-------- MATERIAL PROVIDED

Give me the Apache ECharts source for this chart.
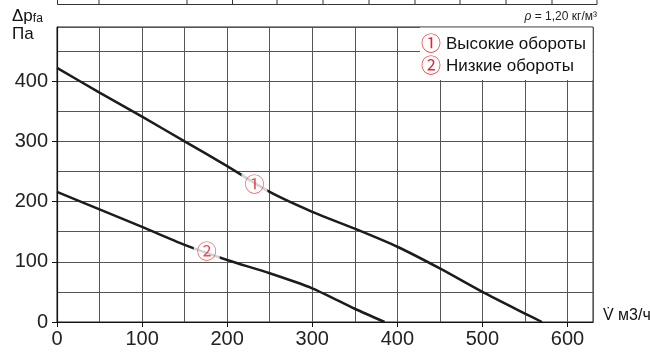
<!DOCTYPE html>
<html>
<head>
<meta charset="utf-8">
<script src="https://cdn.jsdelivr.net/npm/echarts@6/dist/echarts.min.js"></script>
<style>
  html, body { margin: 0; padding: 0; background: #fff; }
  #chart { width: 650px; height: 352px; }
</style>
</head>
<body>
<div id="chart"></div>
<script>
// high speed curve
const hiFlow = [0, 50, 100, 150, 200, 250, 300, 350, 400, 450, 500, 550, 570]
const hiPressure = [422, 381, 341, 300, 259, 216, 183, 155, 125, 89, 50, 14, 0]
// low speed curve
const loFlow = [0, 50, 100, 150, 200, 250, 300, 350, 385]
const loPressure = [216, 187, 158, 128, 103, 81, 56, 22, 0]
// curve markers
const markFlow = [232, 176]
const markPressure = [229, 118]
const markText = ['①', '②']
const legendNames = ['Высокие обороты', 'Низкие обороты']
const xTicks = [0, 100, 200, 300, 400, 500, 600]
const yTicks = [0, 100, 200, 300, 400]

const font = '"Liberation Sans", Arial, sans-serif'
const circFont = '"Noto Sans CJK JP", "DejaVu Sans", sans-serif'
const red = '#e3262f'
const ink = '#1c1c1c'

const chart = echarts.init(document.getElementById('chart'), null, { renderer: 'canvas' })

const pairs = (xs, ys) => xs.map((x, i) => [x, ys[i]])

// table fragment cut off at the top
const tableCols = [57.5, 99, 187, 232.5, 277, 323, 369, 415, 460, 506, 552, 597]
const topLines = tableCols.map(x => ({
  type: 'line', shape: { x1: x, y1: 0, x2: x, y2: 4.5 }, style: { stroke: '#333', lineWidth: 1 }
}))
topLines.push({ type: 'line', shape: { x1: 57.5, y1: 4.5, x2: 597, y2: 4.5 }, style: { stroke: '#333', lineWidth: 1 } })

const gridLine = { show: true, lineStyle: { color: '#555', width: 1 } }

chart.setOption({
  backgroundColor: '#fff',
  animation: false,
  grid: { left: 57, right: 57, top: 27, bottom: 30, show: true, borderColor: '#222', borderWidth: 1, backgroundColor: 'transparent' },
  xAxis: [{
    type: 'value', min: 0, max: 630, interval: 50,
    axisLine: { show: true, onZero: false, lineStyle: { color: '#111', width: 1.2 } },
    axisTick: { show: true, length: 5, customValues: xTicks, lineStyle: { color: '#111' } },
    axisLabel: { customValues: xTicks, margin: 7, color: '#222', fontSize: 20, fontFamily: font },
    splitLine: gridLine
  }, {
    // 50-step grid lines
    type: 'value', min: 0, max: 630, interval: 50, position: 'bottom',
    axisLine: { show: false }, axisTick: { show: false }, axisLabel: { show: false },
    splitLine: gridLine
  }],
  yAxis: [{
    type: 'value', min: 0, max: 490, interval: 50,
    axisLine: { show: true, onZero: false, lineStyle: { color: '#111', width: 1.2 } },
    axisTick: { show: true, length: 5, customValues: yTicks, lineStyle: { color: '#111' } },
    axisLabel: { customValues: yTicks, margin: 9, color: '#222', fontSize: 20, fontFamily: font },
    splitLine: gridLine
  }, {
    type: 'value', min: 0, max: 490, interval: 50, position: 'right',
    axisLine: { show: false }, axisTick: { show: false }, axisLabel: { show: false },
    splitLine: gridLine
  }],
  series: [
    {
      type: 'line', data: pairs(hiFlow, hiPressure), smooth: 0.25, showSymbol: false,
      lineStyle: { color: ink, width: 2.5 }, z: 3
    },
    {
      type: 'line', data: pairs(loFlow, loPressure), smooth: 0.25, showSymbol: false,
      lineStyle: { color: ink, width: 2.5 }, z: 3
    },
    {
      type: 'scatter', symbolSize: 0, z: 5,
      data: markFlow.map((x, i) => ({ value: [x, markPressure[i]], name: markText[i] })),
      label: {
        show: true, position: 'inside', formatter: p => p.name,
        color: red, fontSize: 20, fontFamily: circFont,
        backgroundColor: '#fff', padding: [0, 3], lineHeight: 20
      }
    }
  ],
  graphic: topLines.concat([
    { type: 'rect', shape: { x: 420, y: 27.5, width: 172.5, height: 52.5 }, style: { fill: '#fff' }, z: 10 },
    { type: 'text', x: 421, y: 43, z: 11, style: { text: markText[0], fill: red, font: '20px ' + circFont, verticalAlign: 'middle' } },
    { type: 'text', x: 446, y: 44, z: 11, style: { text: legendNames[0], fill: '#111', font: '17px ' + font, verticalAlign: 'middle' } },
    { type: 'text', x: 421, y: 65, z: 11, style: { text: markText[1], fill: red, font: '20px ' + circFont, verticalAlign: 'middle' } },
    { type: 'text', x: 446, y: 66, z: 11, style: { text: legendNames[1], fill: '#111', font: '17px ' + font, verticalAlign: 'middle' } },
    // axis names
    { type: 'text', x: 12, y: 7, z: 11, style: {
        text: '{a|Δp}{s|fa}\n{a|Па}', fill: '#111',
        rich: {
          a: { fontSize: 17, fontFamily: font, lineHeight: 18, fill: '#111' },
          s: { fontSize: 12, fontFamily: font, lineHeight: 18, verticalAlign: 'bottom', padding: [6, 0, 0, 0], fill: '#111' }
        }
    } },
    { type: 'text', x: 597, y: 17, z: 11, style: {
        text: '{g|ρ} = 1,20 кг/м³', fill: '#222', align: 'right', verticalAlign: 'middle',
        font: '12px ' + font,
        rich: { g: { fontStyle: 'italic', fontSize: 12, fontFamily: font, fill: '#222' } }
    } },
    { type: 'text', x: 603, y: 316, z: 11, style: { text: 'V̇ м3/ч', fill: '#111', font: '16px ' + font, verticalAlign: 'middle' } }
  ])
})
</script>
</body>
</html>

----------------

TASK BRIEF » Return the whole listing, word for word, and leave out every picture.

SOLUTION TO THIS PROBLEM »
Give me the Apache ECharts source for this chart.
<!DOCTYPE html>
<html>
<head>
<meta charset="utf-8">
<script src="https://cdn.jsdelivr.net/npm/echarts@6/dist/echarts.min.js"></script>
<style>
  html, body { margin: 0; padding: 0; background: #fff; }
  #chart { width: 650px; height: 352px; }
</style>
</head>
<body>
<div id="chart"></div>
<script>
// high speed curve
const hiFlow = [0, 50, 100, 150, 200, 250, 300, 350, 400, 450, 500, 550, 570]
const hiPressure = [422, 381, 341, 300, 259, 216, 183, 155, 125, 89, 50, 14, 0]
// low speed curve
const loFlow = [0, 50, 100, 150, 200, 250, 300, 350, 385]
const loPressure = [216, 187, 158, 128, 103, 81, 56, 22, 0]
// curve markers
const markFlow = [232, 176]
const markPressure = [229, 118]
const markText = ['①', '②']
const legendNames = ['Высокие обороты', 'Низкие обороты']
const xTicks = [0, 100, 200, 300, 400, 500, 600]
const yTicks = [0, 100, 200, 300, 400]

const font = '"Liberation Sans", Arial, sans-serif'
const circFont = '"Noto Sans CJK JP", "DejaVu Sans", sans-serif'
const red = '#e3262f'
const ink = '#1c1c1c'

const chart = echarts.init(document.getElementById('chart'), null, { renderer: 'canvas' })

const pairs = (xs, ys) => xs.map((x, i) => [x, ys[i]])

// table fragment cut off at the top
const tableCols = [57.5, 99, 187, 232.5, 277, 323, 369, 415, 460, 506, 552, 597]
const topLines = tableCols.map(x => ({
  type: 'line', shape: { x1: x, y1: 0, x2: x, y2: 4.5 }, style: { stroke: '#333', lineWidth: 1 }
}))
topLines.push({ type: 'line', shape: { x1: 57.5, y1: 4.5, x2: 597, y2: 4.5 }, style: { stroke: '#333', lineWidth: 1 } })

const gridLine = { show: true, lineStyle: { color: '#555', width: 1 } }

chart.setOption({
  backgroundColor: '#fff',
  animation: false,
  grid: { left: 57, right: 57, top: 27, bottom: 30, show: true, borderColor: '#222', borderWidth: 1, backgroundColor: 'transparent' },
  xAxis: [{
    type: 'value', min: 0, max: 630, interval: 50,
    axisLine: { show: true, onZero: false, lineStyle: { color: '#111', width: 1.2 } },
    axisTick: { show: true, length: 5, customValues: xTicks, lineStyle: { color: '#111' } },
    axisLabel: { customValues: xTicks, margin: 7, color: '#222', fontSize: 20, fontFamily: font },
    splitLine: gridLine
  }, {
    // 50-step grid lines
    type: 'value', min: 0, max: 630, interval: 50, position: 'bottom',
    axisLine: { show: false }, axisTick: { show: false }, axisLabel: { show: false },
    splitLine: gridLine
  }],
  yAxis: [{
    type: 'value', min: 0, max: 490, interval: 50,
    axisLine: { show: true, onZero: false, lineStyle: { color: '#111', width: 1.2 } },
    axisTick: { show: true, length: 5, customValues: yTicks, lineStyle: { color: '#111' } },
    axisLabel: { customValues: yTicks, margin: 9, color: '#222', fontSize: 20, fontFamily: font },
    splitLine: gridLine
  }, {
    type: 'value', min: 0, max: 490, interval: 50, position: 'right',
    axisLine: { show: false }, axisTick: { show: false }, axisLabel: { show: false },
    splitLine: gridLine
  }],
  series: [
    {
      type: 'line', data: pairs(hiFlow, hiPressure), smooth: 0.25, showSymbol: false,
      lineStyle: { color: ink, width: 2.5 }, z: 3
    },
    {
      type: 'line', data: pairs(loFlow, loPressure), smooth: 0.25, showSymbol: false,
      lineStyle: { color: ink, width: 2.5 }, z: 3
    },
    {
      type: 'scatter', symbolSize: 0, z: 5,
      data: markFlow.map((x, i) => ({ value: [x, markPressure[i]], name: markText[i] })),
      label: {
        show: true, position: 'inside', formatter: p => p.name,
        color: red, fontSize: 20, fontFamily: circFont,
        backgroundColor: '#fff', padding: [0, 3], lineHeight: 20
      }
    }
  ],
  graphic: topLines.concat([
    { type: 'rect', shape: { x: 420, y: 27.5, width: 172.5, height: 52.5 }, style: { fill: '#fff' }, z: 10 },
    { type: 'text', x: 421, y: 43, z: 11, style: { text: markText[0], fill: red, font: '20px ' + circFont, verticalAlign: 'middle' } },
    { type: 'text', x: 446, y: 44, z: 11, style: { text: legendNames[0], fill: '#111', font: '17px ' + font, verticalAlign: 'middle' } },
    { type: 'text', x: 421, y: 65, z: 11, style: { text: markText[1], fill: red, font: '20px ' + circFont, verticalAlign: 'middle' } },
    { type: 'text', x: 446, y: 66, z: 11, style: { text: legendNames[1], fill: '#111', font: '17px ' + font, verticalAlign: 'middle' } },
    // axis names
    { type: 'text', x: 12, y: 7, z: 11, style: {
        text: '{a|Δp}{s|fa}\n{a|Па}', fill: '#111',
        rich: {
          a: { fontSize: 17, fontFamily: font, lineHeight: 18, fill: '#111' },
          s: { fontSize: 12, fontFamily: font, lineHeight: 18, verticalAlign: 'bottom', padding: [6, 0, 0, 0], fill: '#111' }
        }
    } },
    { type: 'text', x: 597, y: 17, z: 11, style: {
        text: '{g|ρ} = 1,20 кг/м³', fill: '#222', align: 'right', verticalAlign: 'middle',
        font: '12px ' + font,
        rich: { g: { fontStyle: 'italic', fontSize: 12, fontFamily: font, fill: '#222' } }
    } },
    { type: 'text', x: 603, y: 316, z: 11, style: { text: 'V̇ м3/ч', fill: '#111', font: '16px ' + font, verticalAlign: 'middle' } }
  ])
})
</script>
</body>
</html>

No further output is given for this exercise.